Image / AP
By María Josefina Arce.
On May 29, Colombians will once again go to the polls to elect a new president. It's now only two weeks from this important moment and there is no truce in sight in the violence that every day claims new victims and forces tens of thousands of people to leave their homes, without a response from the government headed by Iván Duque.
This process, during which last March the members of Congress were appointed, is shaping up to be the most violent in recent years. This is confirmed by a recent report of the Electoral Observation Mission.
The document states that there has been a 109% increase in pre-electoral violence, compared to the previous campaign, which took place on Colombian territory in 2018. The figures revealed give a total of 581 events of this nature in recent months.
The Electoral Observation Mission notes that in the 167 municipalities that voted for peace seats in the legislative elections 35% of all violent actions in the South American nation were concentrated.
Added to this are the aggressions against 15 candidates of these special constituencies, contemplated in the peace agreement signed in Havana in 2016 between the government of then President Juan Manuel Santos and the once guerrilla Revolutionary Armed Forces of Colombia-People's Army.
The reality is that so far this year nearly 80 social leaders have been assassinated, while the number of former guerrillas killed has increased. More than 300 ex-combatants have been killed, due to the lack of guarantees from the government of President Iván Duque to protect these people who bet on peace and their full reintegration into society.

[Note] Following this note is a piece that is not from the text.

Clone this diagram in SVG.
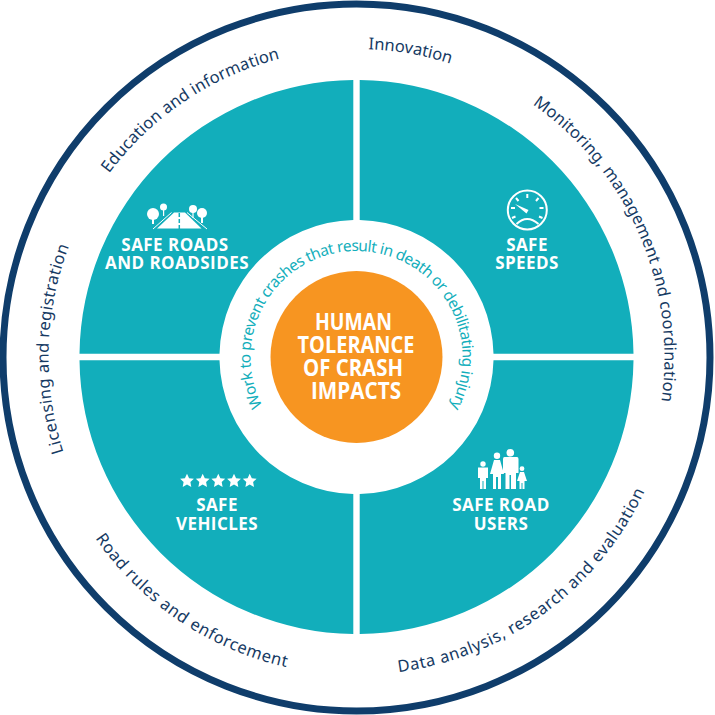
<svg xmlns="http://www.w3.org/2000/svg" width="715" height="715" viewBox="0 0 715 715">
<style>
.q{fill:#12aebb}
.lab{font-family:"Open Sans","Noto Sans",sans-serif;font-weight:700;font-size:17px;letter-spacing:.45px;fill:#fff;text-anchor:middle}
.ctr{font-family:"Open Sans","Noto Sans",sans-serif;font-weight:700;font-size:22.5px;fill:#fff;text-anchor:middle}
.ring{font-family:"Noto Sans","Open Sans",sans-serif;font-size:16.5px;fill:#163a63;text-anchor:middle}
.inner{font-family:"Noto Sans","Open Sans",sans-serif;font-size:15.5px;letter-spacing:-.55px;fill:#12aebb;text-anchor:middle}
.ic{fill:#fff}
.il{fill:none;stroke:#fff;stroke-width:2}
</style>
<defs>
<path id="top" d="M356.500 665A308 308 0 1 1 356.500 49A308 308 0 1 1 356.500 665"/>
<path id="bot" d="M38.500 357A318 318 0 1 0 674.500 357A318 318 0 1 0 38.500 357"/>
<path id="mid" d="M356.500 463A106 106 0 1 1 356.500 251A106 106 0 1 1 356.500 463"/>
<polygon id="star" points="0,-7.3 2.1,-2.8 6.9,-2.2 3.4,1.1 4.3,5.9 0,3.6 -4.3,5.9 -3.4,1.1 -6.9,-2.2 -2.1,-2.8"/>
</defs>
<rect width="715" height="715" fill="#fff"/>
<circle id="outer-ring" cx="356.500" cy="357.500" r="353.500" fill="none" stroke="#0f3d6b" stroke-width="7"/>

<g id="safe-roads">
<path class="q" d="M353.300 80A277 277 0 0 0 79.500 353.800H219.500A137 137 0 0 1 353.300 220Z"/>
<path class="ic" d="M174 212.500H185L201.500 228.500H157Z"/>
<path d="M179.300 213V229" stroke="#12aebb" stroke-width="1.500" stroke-dasharray="4 2" fill="none"/>
<path d="M171.500 212.500L153 229M187 212.500L207 229" stroke="#fff" stroke-width="1" fill="none"/>
<circle class="ic" cx="153" cy="214" r="6"/><rect class="ic" x="152" y="215" width="2" height="9"/>
<circle class="ic" cx="163.500" cy="207" r="3.500"/><rect class="ic" x="163" y="208" width="1.200" height="8"/>
<circle class="ic" cx="193" cy="209" r="4"/><rect class="ic" x="192.400" y="210" width="1.200" height="8"/>
<circle class="ic" cx="202" cy="213" r="5"/><rect class="ic" x="201" y="214" width="2" height="9"/>
<text class="lab" x="175" y="251">SAFE ROADS</text>
<text class="lab" x="177" y="269">AND ROADSIDES</text>
</g>

<g id="safe-speeds">
<path class="q" d="M359.700 80A277 277 0 0 1 633.500 353.800H493.500A137 137 0 0 0 359.700 220Z"/>
<circle class="il" cx="527.300" cy="210" r="19.500"/>
<path class="il" d="M527.300 194V198M516 198L518.500 201M511 208H515M543.500 208H539.500M538.500 198L536 201M512 218L515.500 216.500M542.500 218L539 216.500" stroke-width="1.500"/>
<path class="ic" d="M515 204L528.500 210L526.500 213.500Z"/>
<path class="il" d="M516.500 224Q527 214 538.500 224" stroke-width="1.500"/>
<text class="lab" x="527" y="251">SAFE</text>
<text class="lab" x="527" y="269">SPEEDS</text>
</g>

<g id="safe-vehicles">
<path class="q" d="M353.300 634A277 277 0 0 1 79.500 360.200H219.500A137 137 0 0 0 353.300 494Z"/>
<use href="#star" class="ic" x="187" y="481"/>
<use href="#star" class="ic" x="202.700" y="481"/>
<use href="#star" class="ic" x="218.300" y="481"/>
<use href="#star" class="ic" x="234" y="481"/>
<use href="#star" class="ic" x="249.700" y="481"/>
<text class="lab" x="217" y="511">SAFE</text>
<text class="lab" x="217" y="530">VEHICLES</text>
</g>

<g id="safe-road-users">
<path class="q" d="M359.700 634A277 277 0 0 0 633.500 360.200H493.500A137 137 0 0 1 359.700 494Z"/>
<circle class="ic" cx="510.300" cy="452.700" r="3.800"/>
<path class="ic" d="M504.500 457H517Q518.500 457 518.500 459V473H516V489H511V475H509.500V489H505.500V473H503V459Q503 457 504.500 457Z"/>
<circle class="ic" cx="497" cy="455.700" r="3.200"/>
<path class="ic" d="M494 460H500L504 474H501V489H498V477H496V489H493V474H490Z"/>
<circle class="ic" cx="483" cy="464" r="2.700"/>
<path class="ic" d="M478 467.500H488V478H486V489H483.500V481H482.500V489H480V478H478Z"/>
<circle class="ic" cx="522" cy="468.700" r="2.400"/>
<path class="ic" d="M520 472H524L527 481H524.500V489H522.500V483H521.500V489H519.500V481H517Z"/>
<text class="lab" x="501" y="511">SAFE ROAD</text>
<text class="lab" x="501" y="530">USERS</text>
</g>

<g id="centre">
<circle cx="356.500" cy="357" r="86" fill="#f79521"/>
<text class="ctr" x="353.500" y="330" textLength="77" lengthAdjust="spacingAndGlyphs">HUMAN</text>
<text class="ctr" x="356" y="353" textLength="117" lengthAdjust="spacingAndGlyphs">TOLERANCE</text>
<text class="ctr" x="353" y="376" textLength="100" lengthAdjust="spacingAndGlyphs">OF CRASH</text>
<text class="ctr" x="356" y="399" textLength="90" lengthAdjust="spacingAndGlyphs">IMPACTS</text>
</g>

<g id="inner-caption">
<text class="inner"><textPath href="#mid" startOffset="333">Work to prevent crashes that result in death or debilitating injury</textPath></text>
</g>

<g id="ring-labels">
<text class="ring" letter-spacing=".1"><textPath href="#top" startOffset="785">Education and information</textPath></text>
<text class="ring"><textPath href="#top" startOffset="1021">Innovation</textPath></text>
<text class="ring" letter-spacing=".1"><textPath href="#top" startOffset="1325">Monitoring, management and coordination</textPath></text>
<text class="ring" letter-spacing=".35"><textPath href="#top" startOffset="492">Licensing and registration</textPath></text>
<text class="ring" letter-spacing=".6"><textPath href="#bot" startOffset="311">Road rules and enforcement</textPath></text>
<text class="ring" letter-spacing=".58"><textPath href="#bot" startOffset="701">Data analysis, research and evaluation</textPath></text>
</g>
</svg>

In the midst of this panorama, the electoral campaign is taking place. In fact, presidential candidate Gustavo Petro, of Pacto Histórico, suspended at the beginning of the month his trip to the coffee-growing axis, in the center of the country, due to death threats.
Petro's team, who dominates the voting intentions, denounced the existence of a plan to assassinate him by the paramilitary group La Cordillera, associated to drug trafficking and hired assassination.
Francia Márquez, Petro's running mate, has also received death threats and racist comments, evidencing the total lack of guarantees during the campaign.
This situation weighs on the electoral process, preventing the activities of the candidates and instilling fear in the citizenry at the time of exercising their vote.
The total lack of political will of the government of President Iván Duque to implement the peace agreement, so long awaited by Colombians after decades of armed conflict, has led to a dangerous spiral of violence, which threatens the electoral process and continues to add victims.